:: Source records ::

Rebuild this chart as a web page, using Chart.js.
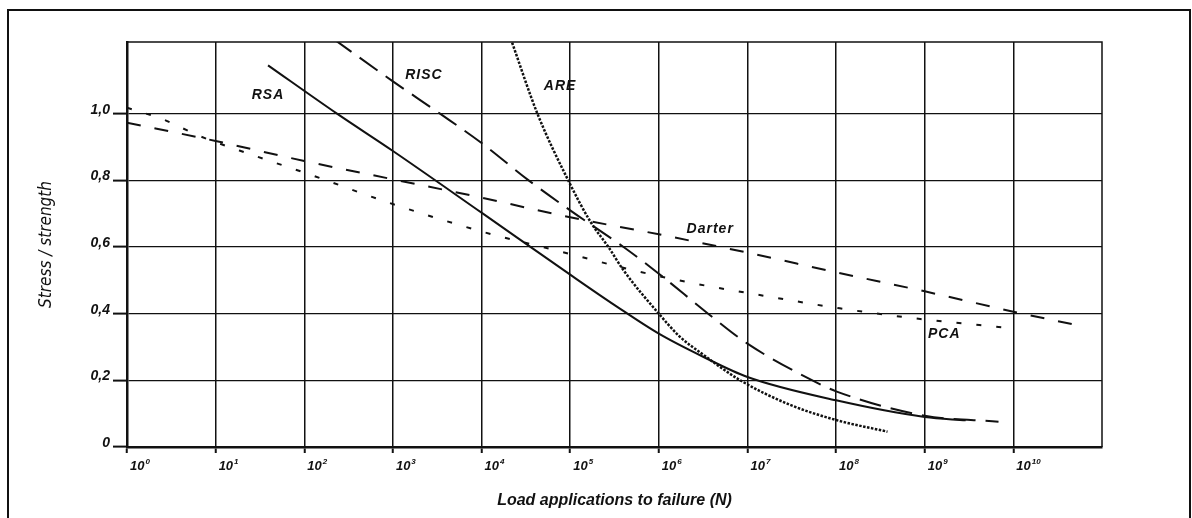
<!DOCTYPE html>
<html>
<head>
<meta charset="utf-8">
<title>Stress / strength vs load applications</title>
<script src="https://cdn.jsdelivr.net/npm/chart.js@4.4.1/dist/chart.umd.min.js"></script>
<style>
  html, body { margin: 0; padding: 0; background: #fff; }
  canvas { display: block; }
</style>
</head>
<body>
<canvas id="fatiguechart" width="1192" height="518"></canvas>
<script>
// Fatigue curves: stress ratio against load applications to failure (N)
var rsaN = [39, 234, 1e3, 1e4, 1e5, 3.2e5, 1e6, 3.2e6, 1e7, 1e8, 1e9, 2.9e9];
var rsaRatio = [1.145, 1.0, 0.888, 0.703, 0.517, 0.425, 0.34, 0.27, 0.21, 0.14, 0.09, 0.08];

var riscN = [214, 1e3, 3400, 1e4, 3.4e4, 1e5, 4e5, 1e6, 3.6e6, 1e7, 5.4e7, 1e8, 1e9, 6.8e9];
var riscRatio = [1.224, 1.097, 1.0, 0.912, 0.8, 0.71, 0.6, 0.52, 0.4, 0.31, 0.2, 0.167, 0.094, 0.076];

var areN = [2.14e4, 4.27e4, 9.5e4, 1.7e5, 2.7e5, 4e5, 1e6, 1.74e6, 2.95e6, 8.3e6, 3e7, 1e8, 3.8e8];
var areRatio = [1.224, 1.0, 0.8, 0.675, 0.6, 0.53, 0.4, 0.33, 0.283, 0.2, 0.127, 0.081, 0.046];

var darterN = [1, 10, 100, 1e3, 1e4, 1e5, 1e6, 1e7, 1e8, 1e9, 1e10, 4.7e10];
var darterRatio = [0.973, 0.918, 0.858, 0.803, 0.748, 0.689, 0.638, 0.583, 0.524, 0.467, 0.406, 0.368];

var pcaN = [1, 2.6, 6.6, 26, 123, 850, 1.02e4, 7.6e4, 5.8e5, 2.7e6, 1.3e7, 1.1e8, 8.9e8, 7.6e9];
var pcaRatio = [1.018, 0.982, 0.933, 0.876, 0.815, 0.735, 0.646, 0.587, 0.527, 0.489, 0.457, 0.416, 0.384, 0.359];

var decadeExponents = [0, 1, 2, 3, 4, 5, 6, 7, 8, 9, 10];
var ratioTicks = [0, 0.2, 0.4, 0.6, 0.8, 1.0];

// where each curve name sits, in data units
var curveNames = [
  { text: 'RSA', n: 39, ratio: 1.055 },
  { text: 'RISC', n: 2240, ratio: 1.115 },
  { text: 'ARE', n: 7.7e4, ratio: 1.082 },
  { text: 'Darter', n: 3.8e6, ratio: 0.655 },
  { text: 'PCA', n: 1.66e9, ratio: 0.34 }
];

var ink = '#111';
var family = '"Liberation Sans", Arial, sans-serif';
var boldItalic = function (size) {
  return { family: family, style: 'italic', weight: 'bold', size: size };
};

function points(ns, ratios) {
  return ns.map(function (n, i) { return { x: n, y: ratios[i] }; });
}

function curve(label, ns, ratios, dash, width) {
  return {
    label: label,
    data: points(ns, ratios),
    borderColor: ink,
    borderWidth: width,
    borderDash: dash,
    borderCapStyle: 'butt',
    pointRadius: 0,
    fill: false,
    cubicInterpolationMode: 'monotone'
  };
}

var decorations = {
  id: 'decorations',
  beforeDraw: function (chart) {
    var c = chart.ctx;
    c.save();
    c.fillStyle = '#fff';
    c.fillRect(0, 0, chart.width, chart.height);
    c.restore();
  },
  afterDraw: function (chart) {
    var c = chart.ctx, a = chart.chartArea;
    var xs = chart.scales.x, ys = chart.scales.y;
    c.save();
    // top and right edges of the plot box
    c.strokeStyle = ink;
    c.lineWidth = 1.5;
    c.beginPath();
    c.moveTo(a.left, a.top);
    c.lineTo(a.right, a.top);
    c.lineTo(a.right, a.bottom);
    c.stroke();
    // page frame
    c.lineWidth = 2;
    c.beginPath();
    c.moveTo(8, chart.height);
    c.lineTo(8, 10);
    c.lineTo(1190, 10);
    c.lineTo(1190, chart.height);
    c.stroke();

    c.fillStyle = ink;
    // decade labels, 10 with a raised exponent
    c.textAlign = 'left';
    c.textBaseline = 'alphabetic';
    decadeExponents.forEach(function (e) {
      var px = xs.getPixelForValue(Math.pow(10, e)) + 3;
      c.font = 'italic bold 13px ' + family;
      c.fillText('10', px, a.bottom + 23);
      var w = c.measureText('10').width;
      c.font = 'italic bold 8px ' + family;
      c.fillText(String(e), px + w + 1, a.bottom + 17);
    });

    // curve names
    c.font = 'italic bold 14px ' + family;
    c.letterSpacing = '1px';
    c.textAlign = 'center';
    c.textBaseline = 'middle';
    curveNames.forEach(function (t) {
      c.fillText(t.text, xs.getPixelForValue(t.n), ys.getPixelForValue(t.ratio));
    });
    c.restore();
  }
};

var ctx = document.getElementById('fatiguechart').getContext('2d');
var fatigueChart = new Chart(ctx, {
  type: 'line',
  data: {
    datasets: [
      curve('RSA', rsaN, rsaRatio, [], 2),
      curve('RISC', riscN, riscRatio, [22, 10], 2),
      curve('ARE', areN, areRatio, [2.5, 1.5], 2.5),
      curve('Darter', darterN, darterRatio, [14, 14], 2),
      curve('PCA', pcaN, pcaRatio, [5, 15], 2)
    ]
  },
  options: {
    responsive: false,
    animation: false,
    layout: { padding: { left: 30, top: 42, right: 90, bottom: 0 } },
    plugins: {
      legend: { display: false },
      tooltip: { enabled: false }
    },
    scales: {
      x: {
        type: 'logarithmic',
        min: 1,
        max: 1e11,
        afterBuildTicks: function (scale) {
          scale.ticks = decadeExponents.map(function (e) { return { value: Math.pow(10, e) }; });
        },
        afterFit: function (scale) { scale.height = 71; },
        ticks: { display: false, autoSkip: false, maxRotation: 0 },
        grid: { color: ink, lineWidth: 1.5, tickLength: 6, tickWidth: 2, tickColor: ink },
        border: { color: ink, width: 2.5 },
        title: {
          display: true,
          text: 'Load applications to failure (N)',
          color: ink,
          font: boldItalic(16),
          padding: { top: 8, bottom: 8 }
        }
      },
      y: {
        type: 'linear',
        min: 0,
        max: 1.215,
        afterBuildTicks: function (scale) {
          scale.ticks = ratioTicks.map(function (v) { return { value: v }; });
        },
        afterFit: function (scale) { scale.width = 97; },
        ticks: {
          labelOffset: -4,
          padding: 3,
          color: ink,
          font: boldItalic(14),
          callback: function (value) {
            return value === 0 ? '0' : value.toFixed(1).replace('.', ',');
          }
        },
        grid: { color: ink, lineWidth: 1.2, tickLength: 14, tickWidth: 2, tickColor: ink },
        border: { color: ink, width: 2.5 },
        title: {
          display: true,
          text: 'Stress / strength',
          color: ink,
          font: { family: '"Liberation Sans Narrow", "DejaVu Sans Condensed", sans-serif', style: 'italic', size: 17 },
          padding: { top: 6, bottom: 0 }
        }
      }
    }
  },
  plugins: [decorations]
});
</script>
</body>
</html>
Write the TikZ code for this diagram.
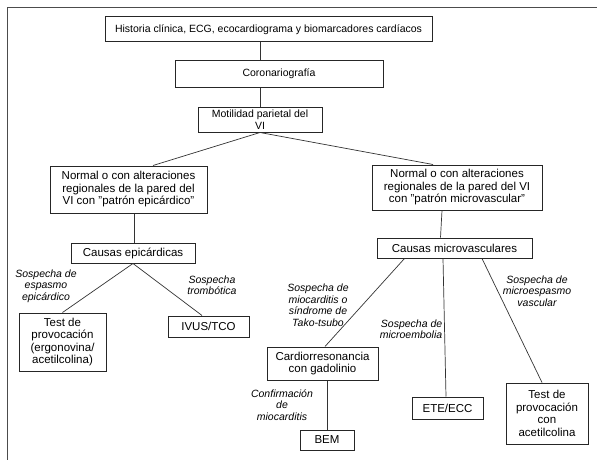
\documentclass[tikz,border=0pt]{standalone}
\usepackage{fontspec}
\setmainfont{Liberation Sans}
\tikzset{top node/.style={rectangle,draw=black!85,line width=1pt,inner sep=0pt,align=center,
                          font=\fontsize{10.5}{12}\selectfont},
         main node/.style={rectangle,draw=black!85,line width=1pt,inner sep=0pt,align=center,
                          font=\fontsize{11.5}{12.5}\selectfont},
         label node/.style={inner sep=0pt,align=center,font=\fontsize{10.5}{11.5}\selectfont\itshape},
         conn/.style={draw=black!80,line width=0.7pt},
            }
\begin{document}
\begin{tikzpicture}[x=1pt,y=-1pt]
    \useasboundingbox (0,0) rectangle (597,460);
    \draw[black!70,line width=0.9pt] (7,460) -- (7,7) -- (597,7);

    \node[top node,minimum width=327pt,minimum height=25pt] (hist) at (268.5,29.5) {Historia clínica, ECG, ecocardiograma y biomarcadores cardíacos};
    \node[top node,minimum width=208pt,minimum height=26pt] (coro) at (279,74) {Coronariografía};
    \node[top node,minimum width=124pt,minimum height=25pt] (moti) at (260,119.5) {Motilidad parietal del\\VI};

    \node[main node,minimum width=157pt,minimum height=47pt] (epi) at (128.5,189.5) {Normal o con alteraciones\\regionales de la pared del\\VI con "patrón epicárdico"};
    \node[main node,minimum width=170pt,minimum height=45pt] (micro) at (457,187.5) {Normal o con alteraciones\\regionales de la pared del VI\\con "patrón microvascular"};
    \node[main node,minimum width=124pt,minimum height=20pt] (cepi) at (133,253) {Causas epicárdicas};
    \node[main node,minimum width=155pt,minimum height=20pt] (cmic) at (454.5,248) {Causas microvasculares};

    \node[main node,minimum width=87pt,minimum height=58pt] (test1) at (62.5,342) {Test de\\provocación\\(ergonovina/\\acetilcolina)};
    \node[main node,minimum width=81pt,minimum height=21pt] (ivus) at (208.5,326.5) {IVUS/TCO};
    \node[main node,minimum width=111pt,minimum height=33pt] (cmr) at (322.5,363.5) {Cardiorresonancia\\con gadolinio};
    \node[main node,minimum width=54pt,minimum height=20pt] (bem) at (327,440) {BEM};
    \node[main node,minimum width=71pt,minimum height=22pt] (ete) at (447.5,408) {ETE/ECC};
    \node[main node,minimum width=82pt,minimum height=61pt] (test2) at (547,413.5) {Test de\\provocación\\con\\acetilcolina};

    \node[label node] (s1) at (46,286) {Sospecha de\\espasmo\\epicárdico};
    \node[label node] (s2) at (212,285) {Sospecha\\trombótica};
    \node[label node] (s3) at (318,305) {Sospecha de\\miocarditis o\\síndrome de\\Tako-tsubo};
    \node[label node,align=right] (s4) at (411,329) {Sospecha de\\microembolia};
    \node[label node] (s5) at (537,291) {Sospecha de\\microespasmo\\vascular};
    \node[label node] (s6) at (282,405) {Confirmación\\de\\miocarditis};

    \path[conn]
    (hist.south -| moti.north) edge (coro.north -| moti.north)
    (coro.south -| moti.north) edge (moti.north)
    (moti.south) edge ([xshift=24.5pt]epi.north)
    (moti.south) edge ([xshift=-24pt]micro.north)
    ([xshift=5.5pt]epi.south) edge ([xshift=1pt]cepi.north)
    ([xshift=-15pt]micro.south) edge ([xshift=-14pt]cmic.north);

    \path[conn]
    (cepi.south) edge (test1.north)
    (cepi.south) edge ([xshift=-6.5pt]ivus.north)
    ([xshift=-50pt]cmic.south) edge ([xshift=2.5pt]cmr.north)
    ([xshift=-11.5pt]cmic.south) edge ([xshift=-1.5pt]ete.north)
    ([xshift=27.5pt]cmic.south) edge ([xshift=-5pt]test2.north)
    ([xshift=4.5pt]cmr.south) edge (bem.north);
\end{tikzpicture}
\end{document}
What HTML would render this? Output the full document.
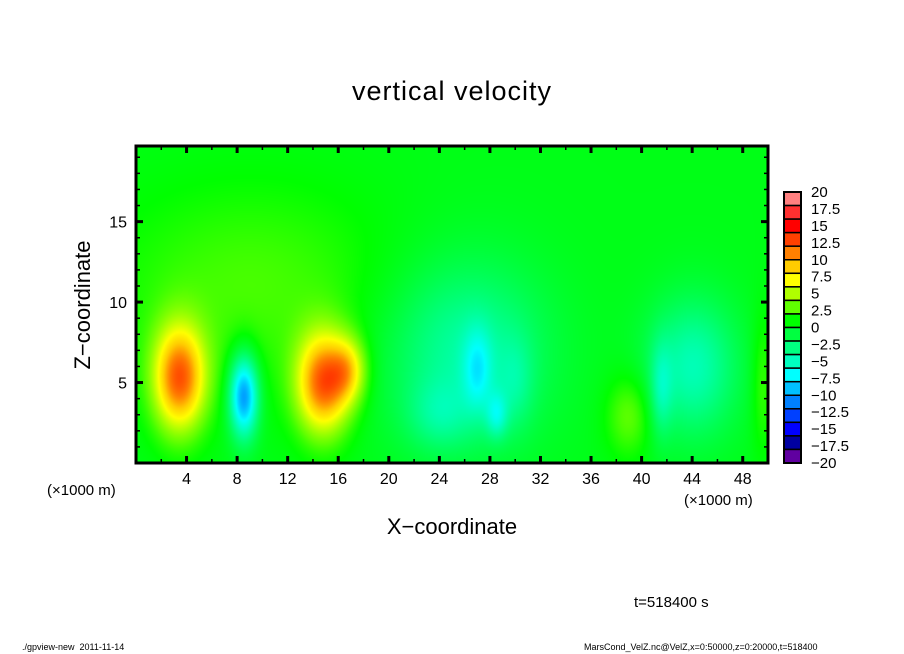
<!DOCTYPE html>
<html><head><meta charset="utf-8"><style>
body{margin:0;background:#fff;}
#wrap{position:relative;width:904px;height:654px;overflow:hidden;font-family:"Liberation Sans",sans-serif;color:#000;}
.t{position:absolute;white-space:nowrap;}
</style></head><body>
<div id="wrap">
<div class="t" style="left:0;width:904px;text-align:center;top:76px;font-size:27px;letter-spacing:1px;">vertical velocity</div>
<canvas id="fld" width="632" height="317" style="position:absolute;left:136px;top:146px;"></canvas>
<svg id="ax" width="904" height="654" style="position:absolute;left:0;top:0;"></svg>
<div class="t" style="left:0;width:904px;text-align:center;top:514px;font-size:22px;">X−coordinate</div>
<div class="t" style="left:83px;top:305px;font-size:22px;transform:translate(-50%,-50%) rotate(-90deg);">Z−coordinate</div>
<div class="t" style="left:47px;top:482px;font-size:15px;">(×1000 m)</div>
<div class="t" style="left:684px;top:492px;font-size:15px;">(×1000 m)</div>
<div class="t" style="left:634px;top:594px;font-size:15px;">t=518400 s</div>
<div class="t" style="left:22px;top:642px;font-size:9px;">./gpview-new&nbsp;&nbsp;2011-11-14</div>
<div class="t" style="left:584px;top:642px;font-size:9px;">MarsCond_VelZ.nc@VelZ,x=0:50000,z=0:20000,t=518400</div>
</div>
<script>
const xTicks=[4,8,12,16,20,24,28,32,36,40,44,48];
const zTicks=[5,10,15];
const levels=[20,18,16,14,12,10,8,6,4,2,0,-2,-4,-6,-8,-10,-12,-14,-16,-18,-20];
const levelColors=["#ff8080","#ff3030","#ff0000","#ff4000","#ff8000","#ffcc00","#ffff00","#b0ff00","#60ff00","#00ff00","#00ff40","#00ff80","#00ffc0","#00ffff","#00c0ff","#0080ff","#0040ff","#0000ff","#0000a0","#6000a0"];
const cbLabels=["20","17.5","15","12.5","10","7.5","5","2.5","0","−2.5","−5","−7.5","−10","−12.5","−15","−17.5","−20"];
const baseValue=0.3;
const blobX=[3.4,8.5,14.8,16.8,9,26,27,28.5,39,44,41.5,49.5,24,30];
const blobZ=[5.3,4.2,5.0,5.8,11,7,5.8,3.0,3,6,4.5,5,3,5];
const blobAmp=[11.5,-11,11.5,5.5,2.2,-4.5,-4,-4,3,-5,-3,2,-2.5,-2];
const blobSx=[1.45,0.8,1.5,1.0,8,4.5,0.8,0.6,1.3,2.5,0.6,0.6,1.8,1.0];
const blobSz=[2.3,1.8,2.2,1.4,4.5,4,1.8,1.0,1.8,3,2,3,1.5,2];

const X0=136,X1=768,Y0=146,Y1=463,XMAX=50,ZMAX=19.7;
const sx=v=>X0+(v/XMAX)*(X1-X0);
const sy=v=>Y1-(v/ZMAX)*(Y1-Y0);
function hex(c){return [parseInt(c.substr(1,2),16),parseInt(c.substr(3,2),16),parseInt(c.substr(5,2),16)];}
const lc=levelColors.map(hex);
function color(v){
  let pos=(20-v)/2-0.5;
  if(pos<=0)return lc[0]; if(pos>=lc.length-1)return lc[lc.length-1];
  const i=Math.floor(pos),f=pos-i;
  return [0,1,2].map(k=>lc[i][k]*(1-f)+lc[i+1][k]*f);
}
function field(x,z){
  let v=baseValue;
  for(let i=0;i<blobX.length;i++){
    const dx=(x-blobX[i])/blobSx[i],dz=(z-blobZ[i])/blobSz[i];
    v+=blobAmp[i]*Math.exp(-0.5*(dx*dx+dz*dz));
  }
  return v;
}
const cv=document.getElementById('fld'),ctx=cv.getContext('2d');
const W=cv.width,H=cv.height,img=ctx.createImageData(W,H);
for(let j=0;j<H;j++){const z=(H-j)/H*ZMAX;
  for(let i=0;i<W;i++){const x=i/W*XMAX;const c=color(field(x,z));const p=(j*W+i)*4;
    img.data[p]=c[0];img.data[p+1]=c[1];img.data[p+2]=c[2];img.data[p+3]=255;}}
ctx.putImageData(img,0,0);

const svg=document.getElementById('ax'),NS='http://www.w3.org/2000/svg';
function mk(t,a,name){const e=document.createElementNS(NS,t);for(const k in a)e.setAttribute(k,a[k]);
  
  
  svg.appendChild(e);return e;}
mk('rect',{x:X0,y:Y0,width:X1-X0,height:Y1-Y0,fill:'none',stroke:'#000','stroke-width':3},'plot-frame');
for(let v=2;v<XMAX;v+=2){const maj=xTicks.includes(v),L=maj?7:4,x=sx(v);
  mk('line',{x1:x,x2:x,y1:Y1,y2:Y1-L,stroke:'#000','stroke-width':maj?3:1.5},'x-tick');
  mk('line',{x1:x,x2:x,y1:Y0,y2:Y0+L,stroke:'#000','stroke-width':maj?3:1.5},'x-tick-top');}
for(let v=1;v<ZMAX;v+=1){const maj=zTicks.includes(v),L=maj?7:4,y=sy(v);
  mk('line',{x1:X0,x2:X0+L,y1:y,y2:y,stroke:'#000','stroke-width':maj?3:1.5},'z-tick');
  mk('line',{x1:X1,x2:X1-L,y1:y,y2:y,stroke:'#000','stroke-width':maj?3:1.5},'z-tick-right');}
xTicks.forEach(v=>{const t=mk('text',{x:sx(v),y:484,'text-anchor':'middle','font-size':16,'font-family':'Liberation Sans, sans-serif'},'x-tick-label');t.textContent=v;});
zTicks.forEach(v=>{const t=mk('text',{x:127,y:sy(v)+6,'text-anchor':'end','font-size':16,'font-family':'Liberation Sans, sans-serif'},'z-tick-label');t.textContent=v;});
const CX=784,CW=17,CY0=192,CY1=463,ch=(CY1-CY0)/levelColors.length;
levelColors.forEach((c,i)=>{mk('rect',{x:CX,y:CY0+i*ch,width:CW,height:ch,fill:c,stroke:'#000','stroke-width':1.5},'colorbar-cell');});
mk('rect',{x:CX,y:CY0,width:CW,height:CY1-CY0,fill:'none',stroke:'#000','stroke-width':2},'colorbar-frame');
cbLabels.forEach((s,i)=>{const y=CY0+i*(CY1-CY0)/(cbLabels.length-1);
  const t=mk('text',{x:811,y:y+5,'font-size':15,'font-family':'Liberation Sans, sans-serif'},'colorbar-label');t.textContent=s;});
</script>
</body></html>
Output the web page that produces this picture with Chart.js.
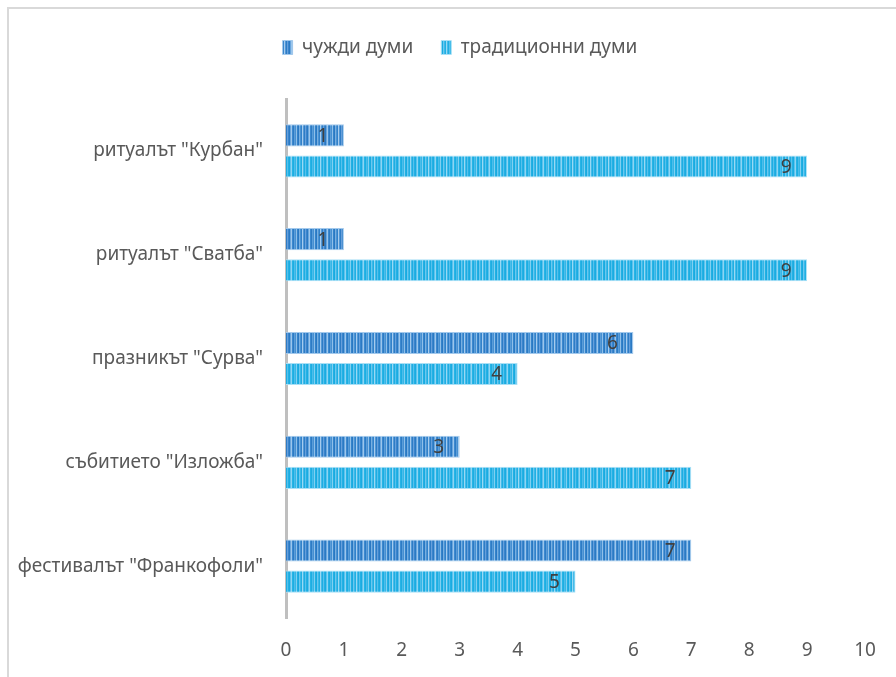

:::

Write only the number of lines that include "Output".

2